* _EXERCISE TASK_
Quote the listing below in its entirety, omitting every image.

══════════

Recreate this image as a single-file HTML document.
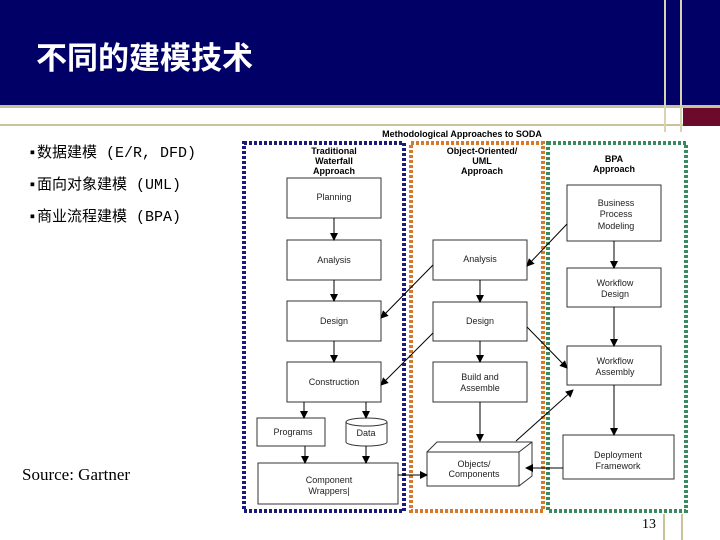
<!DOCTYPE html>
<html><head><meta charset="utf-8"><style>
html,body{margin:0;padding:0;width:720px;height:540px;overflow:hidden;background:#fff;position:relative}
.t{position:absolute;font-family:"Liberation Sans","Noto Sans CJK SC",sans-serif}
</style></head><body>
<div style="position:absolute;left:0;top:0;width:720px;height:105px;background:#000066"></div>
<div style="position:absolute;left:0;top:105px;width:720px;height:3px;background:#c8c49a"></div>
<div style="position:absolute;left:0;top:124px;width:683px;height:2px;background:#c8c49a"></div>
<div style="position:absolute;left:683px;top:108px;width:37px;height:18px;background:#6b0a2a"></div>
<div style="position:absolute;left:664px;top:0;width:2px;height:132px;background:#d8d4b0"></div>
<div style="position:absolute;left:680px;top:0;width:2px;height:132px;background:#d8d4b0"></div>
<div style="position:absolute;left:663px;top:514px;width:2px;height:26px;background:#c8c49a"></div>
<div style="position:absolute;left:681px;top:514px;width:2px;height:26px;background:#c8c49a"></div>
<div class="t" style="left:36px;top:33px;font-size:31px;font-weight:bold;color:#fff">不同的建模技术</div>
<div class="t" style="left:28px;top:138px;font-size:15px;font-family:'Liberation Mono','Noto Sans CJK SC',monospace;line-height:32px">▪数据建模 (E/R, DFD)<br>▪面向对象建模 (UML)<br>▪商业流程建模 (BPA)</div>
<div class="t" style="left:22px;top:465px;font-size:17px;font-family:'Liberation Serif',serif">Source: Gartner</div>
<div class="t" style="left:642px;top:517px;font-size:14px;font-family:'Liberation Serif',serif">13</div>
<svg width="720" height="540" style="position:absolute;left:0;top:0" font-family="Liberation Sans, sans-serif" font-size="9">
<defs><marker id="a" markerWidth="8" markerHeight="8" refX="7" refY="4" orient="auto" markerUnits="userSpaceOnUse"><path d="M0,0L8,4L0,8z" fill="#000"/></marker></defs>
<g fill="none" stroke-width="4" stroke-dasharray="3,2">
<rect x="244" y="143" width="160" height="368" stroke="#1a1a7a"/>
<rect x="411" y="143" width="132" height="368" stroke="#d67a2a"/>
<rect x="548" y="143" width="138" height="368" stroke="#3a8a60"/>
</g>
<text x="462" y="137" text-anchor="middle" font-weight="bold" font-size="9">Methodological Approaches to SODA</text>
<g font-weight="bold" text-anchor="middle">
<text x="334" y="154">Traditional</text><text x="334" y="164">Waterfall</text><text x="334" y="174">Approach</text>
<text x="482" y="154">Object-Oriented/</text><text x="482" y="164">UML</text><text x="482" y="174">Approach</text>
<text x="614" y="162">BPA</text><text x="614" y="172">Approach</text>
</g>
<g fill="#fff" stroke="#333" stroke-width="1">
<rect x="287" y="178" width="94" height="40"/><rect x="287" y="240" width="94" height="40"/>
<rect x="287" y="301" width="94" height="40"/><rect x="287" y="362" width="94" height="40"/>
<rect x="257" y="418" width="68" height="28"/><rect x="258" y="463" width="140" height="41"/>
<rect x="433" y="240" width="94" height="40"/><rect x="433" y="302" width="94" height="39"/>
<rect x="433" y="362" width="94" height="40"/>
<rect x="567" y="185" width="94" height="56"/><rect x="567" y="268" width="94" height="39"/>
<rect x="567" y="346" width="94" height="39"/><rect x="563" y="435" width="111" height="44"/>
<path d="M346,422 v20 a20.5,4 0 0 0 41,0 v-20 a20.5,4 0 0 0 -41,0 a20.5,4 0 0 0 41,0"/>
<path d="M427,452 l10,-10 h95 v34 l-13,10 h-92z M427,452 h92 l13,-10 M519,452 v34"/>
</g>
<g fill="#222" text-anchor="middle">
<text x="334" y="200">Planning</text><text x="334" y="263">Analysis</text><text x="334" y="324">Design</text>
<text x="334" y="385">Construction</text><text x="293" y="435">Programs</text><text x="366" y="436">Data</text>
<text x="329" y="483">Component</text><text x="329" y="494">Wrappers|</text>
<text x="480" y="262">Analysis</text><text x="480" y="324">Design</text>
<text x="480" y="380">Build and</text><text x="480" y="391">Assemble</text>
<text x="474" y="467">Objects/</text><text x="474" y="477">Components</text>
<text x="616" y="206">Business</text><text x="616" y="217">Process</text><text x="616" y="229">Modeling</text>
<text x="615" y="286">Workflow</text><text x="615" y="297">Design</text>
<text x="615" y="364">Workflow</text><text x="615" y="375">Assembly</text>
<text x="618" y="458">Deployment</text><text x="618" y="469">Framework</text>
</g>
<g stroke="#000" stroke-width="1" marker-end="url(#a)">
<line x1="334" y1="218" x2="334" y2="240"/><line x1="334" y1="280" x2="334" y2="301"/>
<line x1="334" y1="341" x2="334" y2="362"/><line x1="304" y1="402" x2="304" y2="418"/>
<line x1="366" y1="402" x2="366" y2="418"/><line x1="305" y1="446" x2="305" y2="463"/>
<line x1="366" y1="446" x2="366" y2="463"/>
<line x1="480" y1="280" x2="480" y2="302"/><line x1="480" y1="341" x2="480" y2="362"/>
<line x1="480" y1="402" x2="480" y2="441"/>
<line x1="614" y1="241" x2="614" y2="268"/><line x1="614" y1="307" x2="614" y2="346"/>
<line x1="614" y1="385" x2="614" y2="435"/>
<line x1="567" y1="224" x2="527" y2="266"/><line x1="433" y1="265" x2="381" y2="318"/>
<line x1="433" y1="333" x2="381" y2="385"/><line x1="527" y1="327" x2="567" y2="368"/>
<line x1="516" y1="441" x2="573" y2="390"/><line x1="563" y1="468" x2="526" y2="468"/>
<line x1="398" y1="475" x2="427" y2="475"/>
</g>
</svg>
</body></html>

══════════

* _TASK OUTPUT_
Recreate this image as a single-file HTML document.
<!DOCTYPE html>
<html><head><meta charset="utf-8"><style>
html,body{margin:0;padding:0;width:720px;height:540px;overflow:hidden;background:#fff;position:relative}
.t{position:absolute;font-family:"Liberation Sans","Noto Sans CJK SC",sans-serif}
</style></head><body>
<div style="position:absolute;left:0;top:0;width:720px;height:105px;background:#000066"></div>
<div style="position:absolute;left:0;top:105px;width:720px;height:3px;background:#c8c49a"></div>
<div style="position:absolute;left:0;top:124px;width:683px;height:2px;background:#c8c49a"></div>
<div style="position:absolute;left:683px;top:108px;width:37px;height:18px;background:#6b0a2a"></div>
<div style="position:absolute;left:664px;top:0;width:2px;height:132px;background:#d8d4b0"></div>
<div style="position:absolute;left:680px;top:0;width:2px;height:132px;background:#d8d4b0"></div>
<div style="position:absolute;left:663px;top:514px;width:2px;height:26px;background:#c8c49a"></div>
<div style="position:absolute;left:681px;top:514px;width:2px;height:26px;background:#c8c49a"></div>
<div class="t" style="left:36px;top:33px;font-size:31px;font-weight:bold;color:#fff">不同的建模技术</div>
<div class="t" style="left:28px;top:138px;font-size:15px;font-family:'Liberation Mono','Noto Sans CJK SC',monospace;line-height:32px">▪数据建模 (E/R, DFD)<br>▪面向对象建模 (UML)<br>▪商业流程建模 (BPA)</div>
<div class="t" style="left:22px;top:465px;font-size:17px;font-family:'Liberation Serif',serif">Source: Gartner</div>
<div class="t" style="left:642px;top:517px;font-size:14px;font-family:'Liberation Serif',serif">13</div>
<svg width="720" height="540" style="position:absolute;left:0;top:0" font-family="Liberation Sans, sans-serif" font-size="9">
<defs><marker id="a" markerWidth="8" markerHeight="8" refX="7" refY="4" orient="auto" markerUnits="userSpaceOnUse"><path d="M0,0L8,4L0,8z" fill="#000"/></marker></defs>
<g fill="none" stroke-width="4" stroke-dasharray="3,2">
<rect x="244" y="143" width="160" height="368" stroke="#1a1a7a"/>
<rect x="411" y="143" width="132" height="368" stroke="#d67a2a"/>
<rect x="548" y="143" width="138" height="368" stroke="#3a8a60"/>
</g>
<text x="462" y="137" text-anchor="middle" font-weight="bold" font-size="9">Methodological Approaches to SODA</text>
<g font-weight="bold" text-anchor="middle">
<text x="334" y="154">Traditional</text><text x="334" y="164">Waterfall</text><text x="334" y="174">Approach</text>
<text x="482" y="154">Object-Oriented/</text><text x="482" y="164">UML</text><text x="482" y="174">Approach</text>
<text x="614" y="162">BPA</text><text x="614" y="172">Approach</text>
</g>
<g fill="#fff" stroke="#333" stroke-width="1">
<rect x="287" y="178" width="94" height="40"/><rect x="287" y="240" width="94" height="40"/>
<rect x="287" y="301" width="94" height="40"/><rect x="287" y="362" width="94" height="40"/>
<rect x="257" y="418" width="68" height="28"/><rect x="258" y="463" width="140" height="41"/>
<rect x="433" y="240" width="94" height="40"/><rect x="433" y="302" width="94" height="39"/>
<rect x="433" y="362" width="94" height="40"/>
<rect x="567" y="185" width="94" height="56"/><rect x="567" y="268" width="94" height="39"/>
<rect x="567" y="346" width="94" height="39"/><rect x="563" y="435" width="111" height="44"/>
<path d="M346,422 v20 a20.5,4 0 0 0 41,0 v-20 a20.5,4 0 0 0 -41,0 a20.5,4 0 0 0 41,0"/>
<path d="M427,452 l10,-10 h95 v34 l-13,10 h-92z M427,452 h92 l13,-10 M519,452 v34"/>
</g>
<g fill="#222" text-anchor="middle">
<text x="334" y="200">Planning</text><text x="334" y="263">Analysis</text><text x="334" y="324">Design</text>
<text x="334" y="385">Construction</text><text x="293" y="435">Programs</text><text x="366" y="436">Data</text>
<text x="329" y="483">Component</text><text x="329" y="494">Wrappers|</text>
<text x="480" y="262">Analysis</text><text x="480" y="324">Design</text>
<text x="480" y="380">Build and</text><text x="480" y="391">Assemble</text>
<text x="474" y="467">Objects/</text><text x="474" y="477">Components</text>
<text x="616" y="206">Business</text><text x="616" y="217">Process</text><text x="616" y="229">Modeling</text>
<text x="615" y="286">Workflow</text><text x="615" y="297">Design</text>
<text x="615" y="364">Workflow</text><text x="615" y="375">Assembly</text>
<text x="618" y="458">Deployment</text><text x="618" y="469">Framework</text>
</g>
<g stroke="#000" stroke-width="1" marker-end="url(#a)">
<line x1="334" y1="218" x2="334" y2="240"/><line x1="334" y1="280" x2="334" y2="301"/>
<line x1="334" y1="341" x2="334" y2="362"/><line x1="304" y1="402" x2="304" y2="418"/>
<line x1="366" y1="402" x2="366" y2="418"/><line x1="305" y1="446" x2="305" y2="463"/>
<line x1="366" y1="446" x2="366" y2="463"/>
<line x1="480" y1="280" x2="480" y2="302"/><line x1="480" y1="341" x2="480" y2="362"/>
<line x1="480" y1="402" x2="480" y2="441"/>
<line x1="614" y1="241" x2="614" y2="268"/><line x1="614" y1="307" x2="614" y2="346"/>
<line x1="614" y1="385" x2="614" y2="435"/>
<line x1="567" y1="224" x2="527" y2="266"/><line x1="433" y1="265" x2="381" y2="318"/>
<line x1="433" y1="333" x2="381" y2="385"/><line x1="527" y1="327" x2="567" y2="368"/>
<line x1="516" y1="441" x2="573" y2="390"/><line x1="563" y1="468" x2="526" y2="468"/>
<line x1="398" y1="475" x2="427" y2="475"/>
</g>
</svg>
</body></html>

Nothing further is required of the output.